Lubrizol jumped 28 percent on the New York Stock Exchange on March 14 when Buffett announced a deal to buy the company. The committee said Berkshire should weigh suing Sokol to recover his trading profits.
Buffett is revisiting a topic he’d previously said would be off limits. Buffett said in a March 30 statement that he’d held back nothing from his comments that day and would refer future inquiries to his written remarks. Berkshire will post a transcript “as soon as possible” of Buffett’s Sokol-related comments from today’s meeting, the company said April 27 when it released the committee’s report.
“The tone has changed almost 180 degrees from that very vague press release that Buffett issued a little while ago that I believe raised more questions than answers,” said David Rolfe, chief investment officer at Wedgewood Partners, a Berkshire shareholder, in an interview before the meeting. “Some of Buffett’s harshest critics are defanged now.”
‘In the Open’
Sokol “would not, and did not, trade improperly, nor did he violate any fair reading of the Berkshire Hathaway policies,” according to a statement from William Levine, a lawyer for Sokol at Dickstein Shapiro LLP in Washington.
Buffett said Sokol didn’t attempt to disguise his trades. “He essentially did it right out in the open,” Buffett said. Buffett said in the March 30 statement that he didn’t believe his trades were unlawful.
Sokol had run an energy utility for Berkshire, and was previously considered a potential CEO candidate as Buffett expanded his duties to include scouting for acquisitions and overseeing luxury-travel and roofing units. Sokol had no chance of being CEO after the trades, and if he were dismissed from the firm, it would have been for cause, Buffett said today.
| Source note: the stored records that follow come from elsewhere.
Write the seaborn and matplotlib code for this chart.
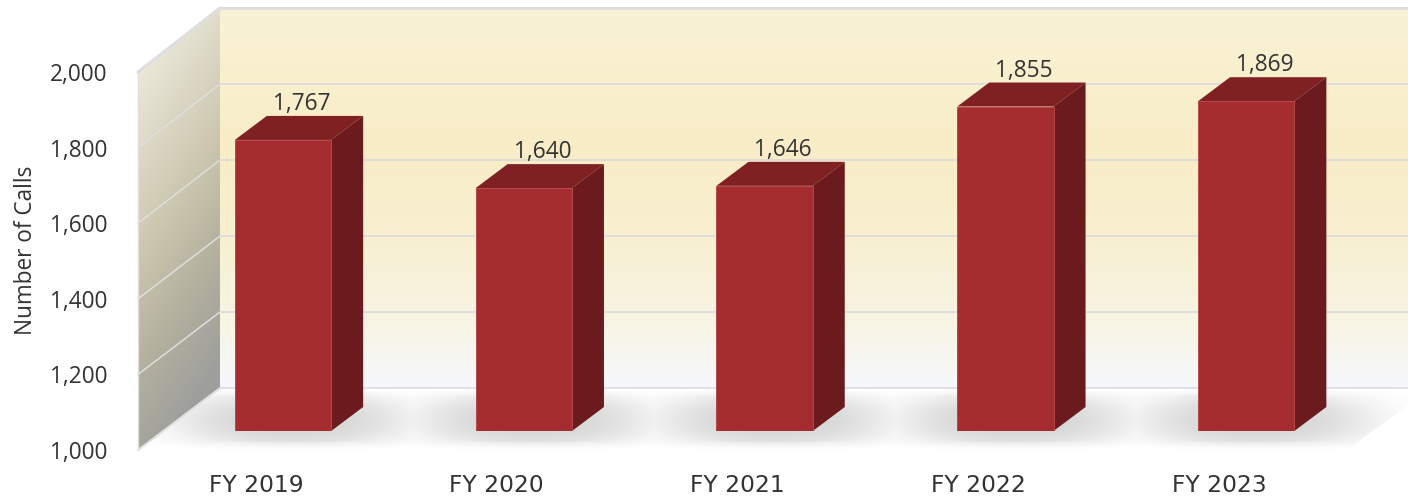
import numpy as np
import pandas as pd
import matplotlib
matplotlib.use("Agg")
import matplotlib.pyplot as plt
import seaborn as sns
from matplotlib.colors import LinearSegmentedColormap
from matplotlib.lines import Line2D
from matplotlib.patches import Polygon
from matplotlib.ticker import StrMethodFormatter
from matplotlib.transforms import IdentityTransform

fiscal_years = ["FY 2019", "FY 2020", "FY 2021", "FY 2022", "FY 2023"]
calls = [1767, 1640, 1646, 1855, 1869]
y_ticks = [1000, 1200, 1400, 1600, 1800, 2000]

W, H = 1408, 497
FRONT_COLOR, TOP_COLOR, SIDE_COLOR = "#A52D30", "#7F2022", "#6B1B1E"
GRID = "#D8D8DE"
TEXT = "#333333"
FS = 16.3

sns.set_theme(style="white")
plt.rcParams["font.family"] = ["Open Sans", "DejaVu Sans"]

fig = plt.figure(figsize=(W / 100, H / 100), dpi=100, facecolor="white")


def px_axes(x0, ytop, x1, ybot, **kw):
    ax = fig.add_axes([x0 / W, 1 - ybot / H, (x1 - x0) / W, (ybot - ytop) / H], **kw)
    ax.patch.set_alpha(0)
    return ax


# ---------- room shell in pixel space ----------
bg = px_axes(0, 0, W, H)
bg.set_xlim(0, W)
bg.set_ylim(H, 0)
bg.axis("off")


def gradient(arr, extent, clip_pts, **kw):
    im = bg.imshow(arr, extent=extent, aspect="auto", zorder=1, interpolation="bilinear", **kw)
    im.set_clip_path(Polygon(clip_pts, transform=bg.transData))
    return im


# back wall
back_cmap = LinearSegmentedColormap.from_list(
    "back", [(0, "#F9F2D4"), (0.38, "#F8EDC6"), (0.62, "#F8F0D2"), (0.85, "#F7F5E6"), (1, "#F6F8FD")]
)
gradient(np.linspace(0, 1, 256)[:, None], (220, W, 388, 8),
         [(220, 8), (W, 8), (W, 388), (220, 388)], cmap=back_cmap, vmin=0, vmax=1)

# left wall, diagonal gradient
gx, gy = np.meshgrid(np.linspace(0, 1, 120), np.linspace(0, 1, 300))
left_cmap = LinearSegmentedColormap.from_list(
    "left", [(0, "#ECE8DA"), (0.45, "#CBC6AE"), (0.72, "#B3B09E"), (1, "#9E9F9D")]
)
gradient(np.clip(1.05 * gy + 0.3 * gx - 0.15, 0, 1), (138, 220, 450, 8),
         [(138, 72), (220, 8), (220, 388), (138, 450)], cmap=left_cmap, vmin=0, vmax=1)

# ---------- scaled planes ----------
back = px_axes(220, 8, W, 388)
back.set_ylim(y_ticks[0], y_ticks[-1])
back.set_xlim(0, 1)
back.axis("off")
back.hlines(y_ticks, 0, 1, colors=GRID, linewidth=1.1, clip_on=False, zorder=2)

front = px_axes(138, 72, W, 450)
bars_ax = px_axes(165, 51.5, W + 27, 431)

# bars drawn by seaborn on the plane set back from the axis
df = pd.DataFrame({"year": fiscal_years, "calls": calls})
sns.barplot(data=df, x="year", y="calls", color=FRONT_COLOR, saturation=1, width=0.4,
            edgecolor="#B5494B", linewidth=0.7, ax=bars_ax, zorder=3)
unit = 240.8
xlim = (-(256 - 138) / unit, (W - 256) / unit)
bars_ax.set_xlim(*xlim)
bars_ax.set_ylim(y_ticks[0], y_ticks[-1])
bars_ax.axis("off")

# axis plane: tick labels and title
front.set_xlim(*xlim)
front.set_ylim(y_ticks[0], y_ticks[-1])
front.set_xticks(range(len(fiscal_years)))
front.set_xticklabels(fiscal_years, fontsize=16.8, color=TEXT, family=["DejaVu Sans"])
front.set_yticks(y_ticks)
front.yaxis.set_major_formatter(StrMethodFormatter("{x:,.0f}"))
front.tick_params(axis="y", length=0, pad=22, labelsize=FS, labelcolor=TEXT)
front.tick_params(axis="x", length=0, pad=17)
front.set_ylabel("Number of Calls", fontsize=FS, color=TEXT)
front.yaxis.set_label_coords((38 - 138) / (W - 138), 0.529)
for s in front.spines.values():
    s.set_visible(False)
front.grid(False)

# ---------- left wall lines, linking the front and back plane ----------
fig.canvas.draw()
ident = IdentityTransform()
for v in y_ticks:
    p0 = front.transData.transform((xlim[0], v))
    p1 = back.transData.transform((0, v))
    lw = 2.2 if v == y_ticks[-1] else 1.1
    bg.add_line(Line2D([p0[0], p1[0]], [p0[1], p1[1]], color="#DEDEDE", lw=lw,
                       transform=ident, clip_on=False, zorder=2))
back.hlines(y_ticks[-1], 0, 1, colors="#DDDDE0", linewidth=2.2, clip_on=False, zorder=2)
p_bot = front.transData.transform((xlim[0], y_ticks[0]))
p_top = front.transData.transform((xlim[0], y_ticks[-1]))
bg.add_line(Line2D([p_bot[0]] * 2, [p_bot[1], p_top[1]], color="#DEDEDE", lw=1.0,
                   transform=ident, clip_on=False, zorder=2))

# ---------- extruded faces and labels, derived from the seaborn bars ----------
DX, DY = 32, 24
x0s = []
for bar, value in zip(bars_ax.patches, calls):
    xa = bar.get_x()
    xb = xa + bar.get_width()
    (l, t), (r, b) = bars_ax.transData.transform([(xa, value), (xb, y_ticks[0])])
    x0s.append((l, r))
    bars_ax.add_patch(Polygon([(l, t), (r, t), (r + DX, t + DY), (l + DX, t + DY)], closed=True,
                              facecolor=TOP_COLOR, edgecolor="none",
                              transform=ident, clip_on=False, zorder=2))
    bars_ax.add_patch(Polygon([(r, b), (r + DX, b + DY), (r + DX, t + DY), (r, t)], closed=True,
                              facecolor=SIDE_COLOR, edgecolor="none",
                              transform=ident, clip_on=False, zorder=2))
    bars_ax.annotate(f"{value:,}", xy=((xa + xb) / 2, value), xytext=(18.5, DY + 6),
                     textcoords="offset pixels", ha="center", va="baseline",
                     fontsize=FS, color=TEXT, annotation_clip=False, zorder=4)

# ---------- floor with soft shadows under each bar ----------
fx, fy = np.meshgrid(np.arange(138, W + 1), np.arange(388, 451))
dark = np.zeros_like(fx, dtype=float)
for l, r in x0s:
    cx = (l + r) / 2 + 10
    rr = ((fx - cx) / 118.0) ** 2 + ((fy - 420) / 31.0) ** 2
    dark = np.maximum(dark, np.exp(-rr ** 1.5))
dark *= np.clip((450 - fy) / 9.0, 0, 1) * np.clip((fy - 388) / 8.0, 0, 1)
floor = np.clip(1 - 0.165 * dark, 0, 1)
gradient(floor, (138, W, 450, 388),
         [(138, 450), (220, 388), (W, 388), (W, 405), (1347, 450)],
         cmap="gray", vmin=0, vmax=1)
bg.add_line(Line2D([138, 220], [450, 388], color="#E0E0E0", lw=1.3, zorder=3))

fig.savefig("out.png", dpi=100, facecolor="white")
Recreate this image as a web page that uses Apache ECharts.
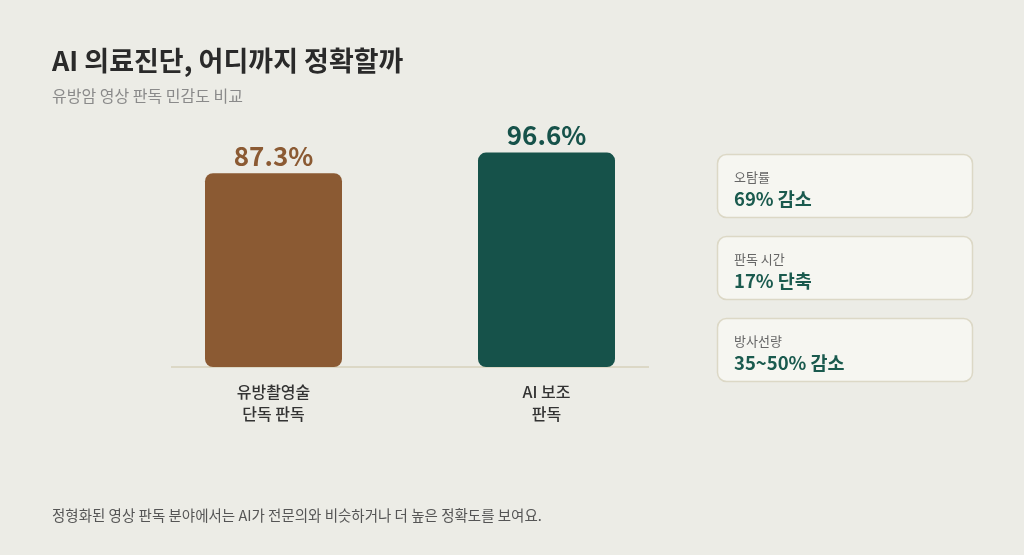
<!DOCTYPE html>
<html>
<head>
<meta charset="utf-8">
<script src="https://cdn.jsdelivr.net/npm/echarts@6/dist/echarts.min.js"></script>
<style>
  html, body { margin: 0; padding: 0; background: #ecece6; }
  #chart { width: 1024px; height: 555px; }
</style>
</head>
<body>
<div id="chart"></div>
<script>
const categories = ['유방촬영술\n단독 판독', 'AI 보조\n판독']
const sensitivity = [87.3, 96.6]
const barColors = ['#8b5a33', '#16524a']
const cardLabels = ['오탐률', '판독 시간', '방사선량']
const cardValues = ['69% 감소', '17% 단축', '35~50% 감소']

const FONT = '"Noto Sans CJK KR", "Noto Sans", sans-serif'
const chart = echarts.init(document.getElementById('chart'))

// 오른쪽 카드
const cards = []
cardLabels.forEach((label, i) => {
  const top = 154 + i * 82
  cards.push({
    type: 'rect',
    shape: { x: 717.5, y: top + 0.5, width: 255, height: 63, r: 9 },
    style: { fill: '#f6f6f1', stroke: '#dcd8c6', lineWidth: 1.5 }
  })
  cards.push({
    type: 'text', left: 734, top: top + 17,
    style: { text: label, font: '13px ' + FONT, fill: '#666' }
  })
  cards.push({
    type: 'text', left: 734, top: top + 36,
    style: { text: cardValues[i], font: 'bold 18.5px ' + FONT, fill: '#1a5a4e' }
  })
})

const option = {
  backgroundColor: '#ecece6',
  textStyle: { fontFamily: FONT },
  title: {
    text: 'AI 의료진단, 어디까지 정확할까',
    subtext: '유방암 영상 판독 민감도 비교',
    left: 47,
    top: 42,
    itemGap: 14,
    textStyle: { fontSize: 27, fontWeight: 'bold', color: '#2a2a2a', fontFamily: FONT },
    subtextStyle: { fontSize: 16, color: '#8a8a8a', fontFamily: FONT }
  },
  grid: { left: 137, width: 546, top: 145, bottom: 188 },
  xAxis: {
    type: 'category',
    data: categories,
    axisLine: { show: false },
    axisTick: { show: false },
    axisLabel: { fontSize: 16, fontWeight: 500, color: '#333', lineHeight: 22, margin: 14, fontFamily: FONT }
  },
  yAxis: {
    type: 'value', min: 0, max: 100, show: false
  },
  series: [{
    type: 'bar',
    barWidth: 137,
    data: sensitivity.map((v, i) => ({
      value: v,
      itemStyle: { color: barColors[i], borderRadius: 8 },
      label: { color: barColors[i] }
    })),
    label: {
      show: true, position: 'top', distance: 4,
      fontSize: 26, fontWeight: 'bold', fontFamily: FONT,
      formatter: p => p.value + '%'
    },
    z: 3
  }],
  graphic: [
    {
      type: 'line', z: 1,
      shape: { x1: 171, y1: 367, x2: 649, y2: 367 },
      style: { stroke: '#dcd8c6', lineWidth: 2 }
    },
    ...cards,
    {
      type: 'text', left: 52, top: 508,
      style: {
        text: '정형화된 영상 판독 분야에서는 AI가 전문의와 비슷하거나 더 높은 정확도를 보여요.',
        font: '14.5px ' + FONT, fill: '#555'
      }
    }
  ]
}
chart.setOption(option)
</script>
</body>
</html>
Buffett oversees the heads of Berkshire’s more than 70 subsidiaries with the help of Vice Chairman Charles Munger, 87, and a staff of about 20 at the company’s headquarters. Berkshire employs more than 250,000 people across industries spanning insurance, energy and consumer goods, and Buffett entrusts operational authority to the CEOs of the individual units.
‘Trusts You Completely’
“His management style is wonderful because he trusts you completely, and 99 percent of the time it works,” William Child, chairman of Berkshire’s R.C. Willey Home Furnishings retailer, said April 29 on the sidelines of the Value Investor Conference in Omaha. “The secret is picking the right people.”
Berkshire is facing “governance challenges” that may hurt the company’s credit quality, Moody’s Investors Service said April 1, citing Sokol’s stock trades and resignation.
“It seems to me that the corporate governance did its job,” said Roy Smith, finance professor at the Stern School of Business at New York University and former banker at Goldman Sachs Group Inc. “They found the problem, they took care of it and issued a report. I say give him a break.”
The audit committee said it authorized the release of the Sokol report to reinforce the company’s ethics rules.
The public release of the document shows that Berkshire “takes its policies very seriously, and that its instruction to all its representatives to play in the middle of the court is company policy, not public relations,” the panel said. “We expect this report to send a loud message that those policies are designed to be read broadly.”